Claro que temos de ter a força mental de ignorar isto tudo e jogar sem influências, sendo este um dos motivos pelos quais não tenho redes sociais, mas a palavra espalha-se rapidamente, e com a exigência dos jogadores a aumentar, e a facilidade com que rapidamente se coloca uma equipa ou jogo na “lista negra”, a linha está mais ténue que nunca.
Já me estou a pseudodivergir (porque na realidade isto é sobre o que eu quiser escrever, mesmo que seja um tema por parágrafo) do tema do artigo, e fico-me por este parágrafo, mas isto para tentar explicar que, esta experiência de três miúdos hoje em dia tentarem jogar um jogo atual, já traz impressões ou opiniões passadas. Espero estar errado e que muitas pessoas tentem fazer isto.
Esta leveza que nós tínhamos a experimentar um jogo, trazia uma aura que ainda hoje sinto, sempre que passo os olhos pelas suas capas. Uma aura que, de certa forma, serve como escudo aos defeitos do jogo, por muitas más análises ou impressões que possa ter.
Há uns tempos instalei um emulador no meu computador e experimentei o Robots, adaptação do filme homónimo, com todas as melhorias que o PCSX2 oferece, trazendo o jogo quase a visuais da geração anterior, mas embora estivesse a gostar de jogar, quando completava uma zona, quase olhava para o lado por reflexo, ou estava sempre à espera de um comentário relativo às parvoíces que os robôs dizem à medida que passamos por eles.
A experiência, embora nostálgica, não foi a mesma, e já me sentia a ser puxado para o meu lado crítico, que embora desgoste, é desenvolvido sempre que me dão uma chave.
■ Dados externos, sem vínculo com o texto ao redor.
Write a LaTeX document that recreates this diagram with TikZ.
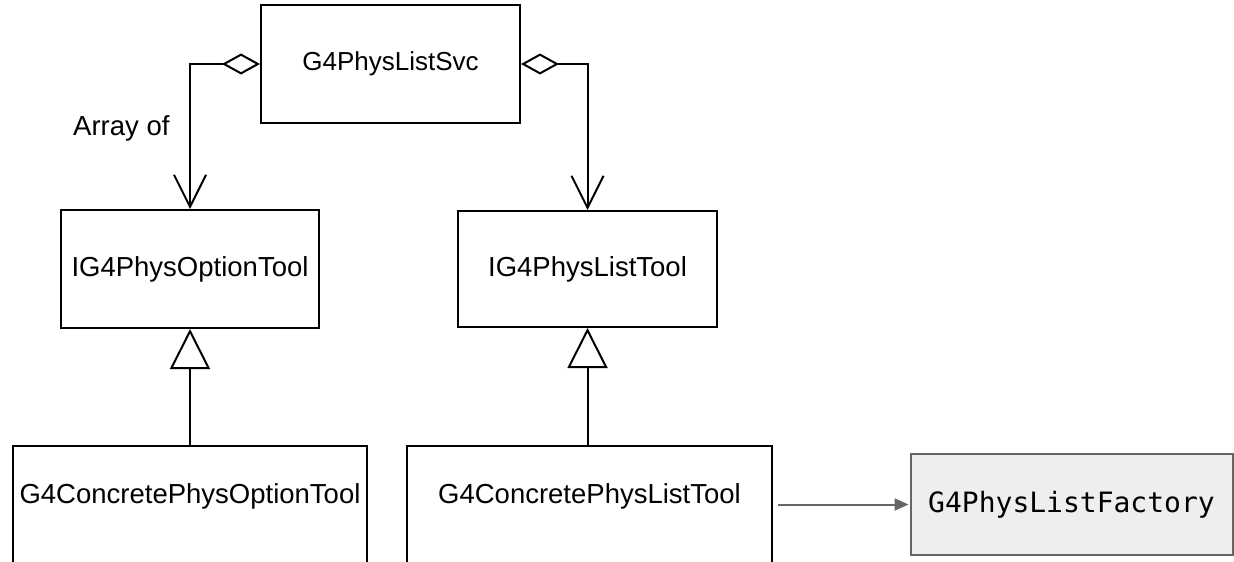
\documentclass[tikz,border=0pt]{standalone}
\usepackage{fontspec}
\setmainfont{Liberation Sans}
\newfontfamily\monofont{DejaVu Sans Mono}
\usetikzlibrary{arrows.meta}
\definecolor{facfill}{HTML}{EEEEEE}
\definecolor{facdraw}{HTML}{666666}
\begin{document}
\begin{tikzpicture}[x=1pt,y=-1pt,
  umlbox/.style={draw=black, line width=2pt, fill=white, inner sep=0pt,
    font=\fontsize{27.5}{32}\selectfont, text=black},
  lowbox/.style={umlbox, anchor=north, text height=57pt, text depth=73pt},
  aggr/.style={draw=black, line width=2pt,
    {Diamond[open, length=38pt, width=21pt, line width=2pt]}-{Straight Barb[length=32pt, width=32pt, line width=2pt]}},
  inherit/.style={draw=black, line width=2pt,
    -{Triangle[open, length=40pt, width=40pt, line width=2pt, fill=white]}},
  uses/.style={draw=facdraw, line width=2pt, -{Triangle[length=14pt, width=12pt]}},
  facbox/.style={draw=facdraw, line width=2pt, fill=facfill, inner sep=0pt,
    font=\monofont\fontsize{28}{32}\selectfont, text=black},
  lbl/.style={font=\fontsize{27.5}{32}\selectfont, text=black, inner sep=0pt}]
\clip (0,0) rectangle (1234,562);
\fill[white] (0,0) rectangle (1234,562);

\node[umlbox, minimum width=259pt, minimum height=118pt, font=\fontsize{26}{30}\selectfont] (svc) at (390.5,64) {G4PhysListSvc};
\node[umlbox, minimum width=258pt, minimum height=118pt] (opt) at (190,269) {IG4PhysOptionTool};
\node[umlbox, minimum width=259pt, minimum height=116pt] (lst) at (587.5,269) {IG4PhysListTool};
\node[lowbox, minimum width=354pt] (copt) at (190,445) {G4ConcretePhysOptionTool};
\node[lowbox, minimum width=365pt] (clst) at (589.5,445) {G4ConcretePhysListTool};
\node[facbox, minimum width=322pt, minimum height=101pt] (fac) at (1071.5,504.5) {G4PhysListFactory};

\node[lbl, anchor=base west] (arr) at (73,135) {Array of};

\draw[aggr] (svc.west) -| (opt.north);
\draw[aggr] (svc.east) -| (lst.north);
\draw[inherit] (copt.north) -- (opt.south);
\draw[inherit] (clst.north -| lst.south) -- (lst.south);
\draw[uses, shorten <=5pt, shorten >=1pt] (fac.west -| clst.east) -- (fac.west);
\end{tikzpicture}
\end{document}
Embora o peso da nostalgia possa ser maioritariamente interpretado como nos agarrarmos às memórias do tempo em que jogávamos, ficando assim agarrado ao passado, eu acredito que pode ser recriado, em condições diferentes.
Vou pegar num exemplo que senti recentemente.
Aliado à constante misdirection que a From Software nos apresenta nos trailers, o que revelam sobre os seus jogos é tão vago, que qualquer jogador tem dificuldades em saber seja o que for antes de lá entrar. Logo, a experiência de reunirmos amigos para descobrir o jogo torna-se mais pura. Mas, temos de puxar pela tal força mental, pois mesmo uma experiência como estas, chega numa altura em que existe tanto escrutínio sobre um produto, que são feitas dissertações sobre quão má uma mecânica ou um boss podem ser.
Estou atualmente a jogar o DLC Shadow of the Erdtree com o já conhecido por vós Diogo Lopes, e estamos a completar o novo conteúdo totalmente em co-operação. A experiência de descobrir e lutar, mesmo sendo mecanicamente idêntica ao do jogo base, transforma-se numa viagem repleta de gargalhadas ou fascínio conjunto, colocando talvez mais recordações no conteúdo adicional do que no jogo base, que se trata de um dos melhores videojogos de todos os tempos, logo, também está carregado de boas memórias.
Estas deambulações foram uma tentativa de potenciar um novo olhar, e novas experiências para a comunidade. Deixem os tweets, o youtube e as opiniões para o pós-jogo, juntem-se com amigos, nem que seja para a primeira hora, e irão ver que a experiência e imagem que formam será completamente diferente, ainda que venham a descobrir que este está repleto de maus comentários.
Durante a escrita deste artigo ponderei bastantes vezes sobre alterar o nome para “A Leveza da Nostalgia”, pois acredito que se enquadrasse melhor com a leitura do texto, mas a verdade é que os pesos que carregamos, com base nas experiências que já tivemos, servem para moldar a nossa maneira de encarar novas situações, e é assim que tento levar a minha descoberta pelos videojogos.